Pop star Lily Allen has hit out at her former celebrity friends - saying that their behaviour left her feeling bullied.
The Somewhere Only We Know singer, 28, who retired from music four years ago, attacked today's showbiz scene, saying it was full of fake and "sterile f****** Botoxed idiots."
She told Esquire magazine that she was ostracised by people who she had counted as friends when she became pregnant.
Allen said that the Britpop scene, when people were taking drugs and "having sex with each other", was more "real".
The mother-of-two, who has made her pop comeback with new single Hard Out Here and her rendition of Somewhere Only We Know for the John Lewis advert, said of becoming famous: "I thought the people in that showbiz circle were my friends. But almost the second I got pregnant and I wasn't able to go out and party, they were suddenly quite nasty.
"There's a way that those people survive, and it's not by being nice. The way they make themselves feel powerful is to ostracise other people.
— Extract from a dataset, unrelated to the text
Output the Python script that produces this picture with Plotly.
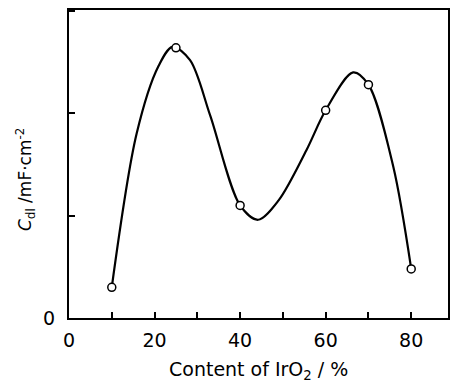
import plotly.graph_objects as go

# measured data points (content of IrO2 %, Cdl)
x_pts = [10, 25, 40, 60, 70, 80]
y_pts = [0.30, 2.64, 1.10, 2.03, 2.28, 0.48]

# hand-drawn smooth curve, control points
curve_x = [10, 15.8, 20.9, 24.2, 28.3, 33.0, 40, 44.2, 49.0, 55.5, 60, 66.4, 70, 75.8, 80]
curve_y = [0.30, 1.80, 2.46, 2.65, 2.52, 1.98, 1.10, 0.96, 1.15, 1.64, 2.03, 2.40, 2.28, 1.48, 0.48]

x_ticks = [0, 20, 40, 60, 80]
x_ticktext = ["0", "20", "40", "60", "80"]
y_ticks = [0]
y_ticktext = ["0"]

x_title = "Content of IrO<sub>2</sub> / %"
y_title = "<i>C</i><sub>dl</sub> /mF·cm<sup>-2</sup>"

FONT = "DejaVu Sans"

fig = go.Figure()
fig.add_trace(go.Scatter(x=curve_x, y=curve_y, mode="lines",
                         line=dict(color="black", width=2.2, shape="spline", smoothing=0.9),
                         hoverinfo="skip", showlegend=False))
fig.add_trace(go.Scatter(x=x_pts, y=y_pts, mode="markers",
                         marker=dict(symbol="circle", size=8, color="white",
                                     line=dict(color="black", width=1.5)),
                         showlegend=False))

fig.update_layout(
    width=450, height=383,
    margin=dict(l=69, r=2, t=10, b=65, autoexpand=False),
    paper_bgcolor="white", plot_bgcolor="white",
    font=dict(family=FONT, color="black", size=18),
    xaxis=dict(range=[0, 88.6], tickvals=x_ticks, ticktext=x_ticktext,
               ticks="inside", ticklen=6, tickwidth=2, tickcolor="black",
               minor=dict(tick0=0, dtick=10, ticks="inside", ticklen=6, tickwidth=2,
                          tickcolor="black", showgrid=False),
               showline=True, linewidth=2, linecolor="black", mirror=True,
               showgrid=False, zeroline=False, ticklabelstandoff=4,
               tickfont=dict(size=19), automargin=False),
    yaxis=dict(range=[0, 3.01], tickvals=y_ticks, ticktext=y_ticktext,
               ticks="inside", ticklen=6, tickwidth=2, tickcolor="black",
               minor=dict(tick0=0, dtick=1, ticks="inside", ticklen=6, tickwidth=2,
                          tickcolor="black", showgrid=False),
               showline=True, linewidth=2, linecolor="black", mirror=True,
               showgrid=False, zeroline=False, ticklabelstandoff=8,
               tickfont=dict(size=19), automargin=False),
    annotations=[
        dict(text=x_title, xref="paper", yref="paper", x=0.5, y=0,
             xanchor="center", yanchor="middle", yshift=-52, showarrow=False,
             font=dict(size=19)),
        dict(text=y_title, xref="paper", yref="paper", x=0, y=0.448,
             xanchor="center", yanchor="middle", xshift=-44, textangle=-90,
             showarrow=False, font=dict(size=17)),
    ],
)

fig.write_html("out.html", config={"displayModeBar": False},
               post_script="document.body.style.margin='0';document.body.style.overflow='hidden';")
"I feel blessed to be able to recognise that but at the same time it can still feel pretty s*** when you walk into a room full of people and you can feel the eyes looking at you and people laughing.
"It's hard for me because I will eternally feel like that little bullied girl at school, because that's what I was."
The Smile singer told the magazine: "I feel like when I was growing up and dreaming of being a pop star, it was the days of Britpop when things felt authentic and anarchic, and people were taking drugs and having a lot of fun and having sex with each other and it wasn't fake, it was real.
"So excuse me if I found it a bit disappointing when I arrived and it was a bunch of sterile f****** Botoxed idiots that stank of desperation."
Allen said that she retired from the pop world because she was "at the end of my tether" and "had enough of people constantly hacking at me".
"I think once you're exhausted physically and mentally, it does get you down," she added.
But Allen, who returned to the top of the UK singles chart with her cover version of Keane's Somewhere Only We Know, said of her new outlook on life: "I feel very lucky. I couldn't ask for much more really. And actually I'm not really asking for much more."
"I'm not trying to take over the world here. I don't want to be Rihanna. I want to sell some records, sell some tickets to my shows and live my life."